§ **Required task**: Only the number is wanted: how many lines of the data contain "this"?
^^^^^^^^^^^^^^^^
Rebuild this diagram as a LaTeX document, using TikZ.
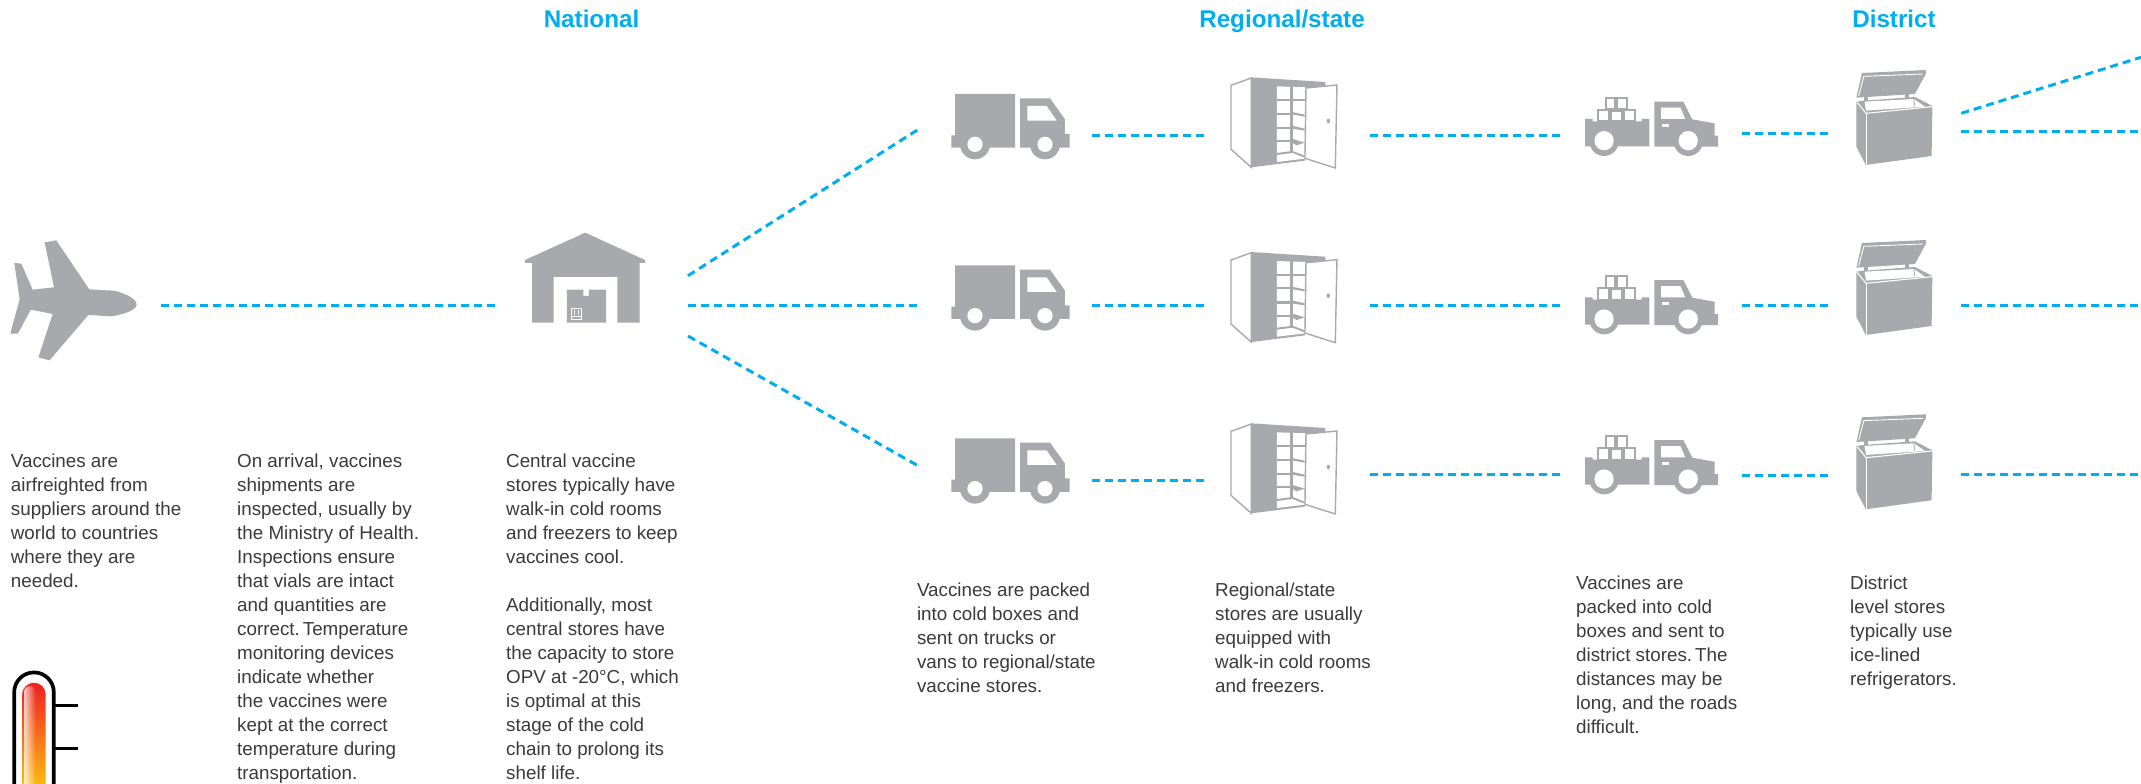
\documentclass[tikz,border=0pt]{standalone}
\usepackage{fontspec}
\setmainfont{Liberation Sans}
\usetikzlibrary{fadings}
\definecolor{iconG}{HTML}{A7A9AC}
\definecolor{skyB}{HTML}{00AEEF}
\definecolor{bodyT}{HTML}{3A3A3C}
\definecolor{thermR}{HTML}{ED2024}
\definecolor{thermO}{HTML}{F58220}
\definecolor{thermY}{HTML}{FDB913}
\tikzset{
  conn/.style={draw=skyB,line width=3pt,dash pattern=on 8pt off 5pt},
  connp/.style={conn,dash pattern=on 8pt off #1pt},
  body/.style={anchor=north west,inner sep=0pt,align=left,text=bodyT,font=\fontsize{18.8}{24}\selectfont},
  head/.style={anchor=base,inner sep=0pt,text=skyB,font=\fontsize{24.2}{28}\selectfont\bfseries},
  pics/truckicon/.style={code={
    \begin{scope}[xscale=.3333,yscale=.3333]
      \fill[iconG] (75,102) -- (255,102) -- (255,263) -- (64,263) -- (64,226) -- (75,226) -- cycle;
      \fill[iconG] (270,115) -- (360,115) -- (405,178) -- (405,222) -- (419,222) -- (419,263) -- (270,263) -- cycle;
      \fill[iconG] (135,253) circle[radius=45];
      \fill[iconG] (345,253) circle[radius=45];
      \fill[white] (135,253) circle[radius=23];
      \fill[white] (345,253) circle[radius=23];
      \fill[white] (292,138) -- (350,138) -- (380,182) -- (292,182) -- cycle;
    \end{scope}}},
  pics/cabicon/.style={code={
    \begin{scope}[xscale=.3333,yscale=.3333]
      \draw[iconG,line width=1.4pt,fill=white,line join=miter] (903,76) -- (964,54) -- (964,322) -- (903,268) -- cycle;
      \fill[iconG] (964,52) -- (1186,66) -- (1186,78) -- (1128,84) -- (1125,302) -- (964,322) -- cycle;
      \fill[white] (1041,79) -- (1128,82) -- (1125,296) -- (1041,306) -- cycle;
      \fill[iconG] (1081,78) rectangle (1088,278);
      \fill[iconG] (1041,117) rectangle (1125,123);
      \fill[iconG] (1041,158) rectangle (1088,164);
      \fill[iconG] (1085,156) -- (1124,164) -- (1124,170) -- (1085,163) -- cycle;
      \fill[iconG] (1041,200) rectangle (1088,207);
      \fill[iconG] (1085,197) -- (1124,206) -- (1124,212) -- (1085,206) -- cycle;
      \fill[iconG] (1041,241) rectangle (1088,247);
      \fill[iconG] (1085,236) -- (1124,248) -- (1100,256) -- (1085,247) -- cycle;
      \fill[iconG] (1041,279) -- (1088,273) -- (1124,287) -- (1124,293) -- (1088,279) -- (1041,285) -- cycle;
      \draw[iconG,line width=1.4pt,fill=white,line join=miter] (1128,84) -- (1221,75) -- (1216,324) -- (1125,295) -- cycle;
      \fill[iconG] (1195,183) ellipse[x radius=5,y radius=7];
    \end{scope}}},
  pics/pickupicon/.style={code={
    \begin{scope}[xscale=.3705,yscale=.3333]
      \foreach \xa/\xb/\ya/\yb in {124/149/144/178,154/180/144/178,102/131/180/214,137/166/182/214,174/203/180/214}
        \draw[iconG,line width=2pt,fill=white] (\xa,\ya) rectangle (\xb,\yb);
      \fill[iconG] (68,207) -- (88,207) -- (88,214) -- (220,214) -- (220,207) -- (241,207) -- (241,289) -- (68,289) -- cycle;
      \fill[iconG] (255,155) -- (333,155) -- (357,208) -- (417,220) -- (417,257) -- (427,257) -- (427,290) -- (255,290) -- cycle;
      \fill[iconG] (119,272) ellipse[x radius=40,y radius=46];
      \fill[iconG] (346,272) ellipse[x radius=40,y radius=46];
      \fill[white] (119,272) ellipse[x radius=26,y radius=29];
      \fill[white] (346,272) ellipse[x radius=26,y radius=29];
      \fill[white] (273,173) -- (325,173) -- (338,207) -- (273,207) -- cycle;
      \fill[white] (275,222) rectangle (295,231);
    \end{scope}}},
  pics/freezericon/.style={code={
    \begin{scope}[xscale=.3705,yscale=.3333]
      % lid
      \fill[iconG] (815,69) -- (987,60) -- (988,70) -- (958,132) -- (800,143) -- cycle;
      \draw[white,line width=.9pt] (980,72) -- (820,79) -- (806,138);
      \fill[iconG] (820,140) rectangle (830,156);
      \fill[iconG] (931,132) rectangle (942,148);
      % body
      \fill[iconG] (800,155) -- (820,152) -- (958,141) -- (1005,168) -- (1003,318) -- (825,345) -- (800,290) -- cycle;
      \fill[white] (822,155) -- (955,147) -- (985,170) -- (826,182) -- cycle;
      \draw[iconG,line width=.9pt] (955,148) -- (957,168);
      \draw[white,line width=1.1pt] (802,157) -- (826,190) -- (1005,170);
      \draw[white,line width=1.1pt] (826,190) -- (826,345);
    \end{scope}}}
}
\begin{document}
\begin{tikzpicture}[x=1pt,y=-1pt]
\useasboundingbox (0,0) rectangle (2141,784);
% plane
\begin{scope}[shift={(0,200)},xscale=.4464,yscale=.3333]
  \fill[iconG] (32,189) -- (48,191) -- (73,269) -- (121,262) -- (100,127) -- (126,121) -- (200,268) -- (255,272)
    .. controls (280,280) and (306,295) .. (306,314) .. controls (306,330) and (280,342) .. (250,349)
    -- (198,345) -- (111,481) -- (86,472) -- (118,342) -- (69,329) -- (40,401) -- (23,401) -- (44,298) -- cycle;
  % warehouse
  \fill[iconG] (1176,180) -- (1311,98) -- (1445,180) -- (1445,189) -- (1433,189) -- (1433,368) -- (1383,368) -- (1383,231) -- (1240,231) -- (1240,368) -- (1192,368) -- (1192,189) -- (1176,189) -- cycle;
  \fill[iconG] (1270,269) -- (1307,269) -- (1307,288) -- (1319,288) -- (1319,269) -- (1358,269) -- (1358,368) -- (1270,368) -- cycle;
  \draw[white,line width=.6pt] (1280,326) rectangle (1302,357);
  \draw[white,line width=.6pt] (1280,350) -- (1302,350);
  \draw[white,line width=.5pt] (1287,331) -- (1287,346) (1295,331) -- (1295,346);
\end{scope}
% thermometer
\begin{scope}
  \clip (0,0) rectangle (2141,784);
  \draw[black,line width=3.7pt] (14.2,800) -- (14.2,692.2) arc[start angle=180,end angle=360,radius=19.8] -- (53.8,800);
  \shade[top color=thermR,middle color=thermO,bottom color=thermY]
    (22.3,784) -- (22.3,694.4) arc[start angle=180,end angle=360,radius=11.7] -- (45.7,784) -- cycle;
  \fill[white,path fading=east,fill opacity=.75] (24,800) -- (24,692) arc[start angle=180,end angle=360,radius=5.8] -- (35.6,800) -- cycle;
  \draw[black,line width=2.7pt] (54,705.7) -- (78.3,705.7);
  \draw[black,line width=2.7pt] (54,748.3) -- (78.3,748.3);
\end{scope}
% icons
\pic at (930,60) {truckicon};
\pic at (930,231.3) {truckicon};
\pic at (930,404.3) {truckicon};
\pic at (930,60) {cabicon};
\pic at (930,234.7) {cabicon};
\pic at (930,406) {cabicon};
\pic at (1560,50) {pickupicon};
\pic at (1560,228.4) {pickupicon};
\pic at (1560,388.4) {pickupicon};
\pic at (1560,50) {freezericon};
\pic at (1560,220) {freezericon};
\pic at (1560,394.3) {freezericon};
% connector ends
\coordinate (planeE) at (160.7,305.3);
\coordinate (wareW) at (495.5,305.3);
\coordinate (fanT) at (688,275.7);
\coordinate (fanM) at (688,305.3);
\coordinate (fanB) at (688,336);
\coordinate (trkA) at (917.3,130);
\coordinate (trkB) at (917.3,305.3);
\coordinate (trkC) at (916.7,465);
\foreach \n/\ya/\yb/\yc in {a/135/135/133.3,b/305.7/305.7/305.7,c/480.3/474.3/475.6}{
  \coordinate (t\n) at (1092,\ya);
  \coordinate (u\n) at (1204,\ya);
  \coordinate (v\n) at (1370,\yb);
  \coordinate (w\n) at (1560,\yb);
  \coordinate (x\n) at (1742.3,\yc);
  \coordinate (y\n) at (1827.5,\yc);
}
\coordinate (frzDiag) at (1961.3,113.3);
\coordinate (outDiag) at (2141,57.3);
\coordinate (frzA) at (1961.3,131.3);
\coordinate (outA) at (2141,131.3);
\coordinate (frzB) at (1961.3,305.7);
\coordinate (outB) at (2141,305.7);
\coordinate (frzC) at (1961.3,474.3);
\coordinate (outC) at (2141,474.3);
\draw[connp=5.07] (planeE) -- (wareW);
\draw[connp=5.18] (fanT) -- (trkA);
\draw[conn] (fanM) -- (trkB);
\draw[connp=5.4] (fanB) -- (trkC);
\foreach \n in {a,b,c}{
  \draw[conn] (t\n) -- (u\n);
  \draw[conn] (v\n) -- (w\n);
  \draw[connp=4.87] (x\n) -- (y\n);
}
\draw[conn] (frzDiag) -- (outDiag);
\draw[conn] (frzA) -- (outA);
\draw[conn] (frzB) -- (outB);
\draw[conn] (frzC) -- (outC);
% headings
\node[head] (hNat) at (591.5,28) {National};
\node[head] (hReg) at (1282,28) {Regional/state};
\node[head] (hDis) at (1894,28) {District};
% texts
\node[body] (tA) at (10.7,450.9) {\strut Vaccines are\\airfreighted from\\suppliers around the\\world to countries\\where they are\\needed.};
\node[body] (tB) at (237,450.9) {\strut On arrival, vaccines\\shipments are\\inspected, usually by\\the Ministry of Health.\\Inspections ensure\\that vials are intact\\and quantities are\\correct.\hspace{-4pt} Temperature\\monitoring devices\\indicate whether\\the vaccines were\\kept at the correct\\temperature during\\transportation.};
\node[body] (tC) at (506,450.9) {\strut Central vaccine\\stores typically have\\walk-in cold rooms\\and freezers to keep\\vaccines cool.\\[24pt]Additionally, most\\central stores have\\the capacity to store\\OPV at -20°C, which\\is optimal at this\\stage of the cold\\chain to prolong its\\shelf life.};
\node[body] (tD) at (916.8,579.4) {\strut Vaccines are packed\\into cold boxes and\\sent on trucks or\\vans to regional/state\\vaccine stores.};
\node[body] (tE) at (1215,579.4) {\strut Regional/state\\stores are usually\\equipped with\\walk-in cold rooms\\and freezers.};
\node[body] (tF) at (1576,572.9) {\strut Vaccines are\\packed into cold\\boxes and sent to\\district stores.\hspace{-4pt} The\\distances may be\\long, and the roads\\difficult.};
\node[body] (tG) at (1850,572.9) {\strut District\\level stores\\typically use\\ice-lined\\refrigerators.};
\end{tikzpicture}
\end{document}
^^^^^^^^^^^^^^^^
§ **Task solution**: 2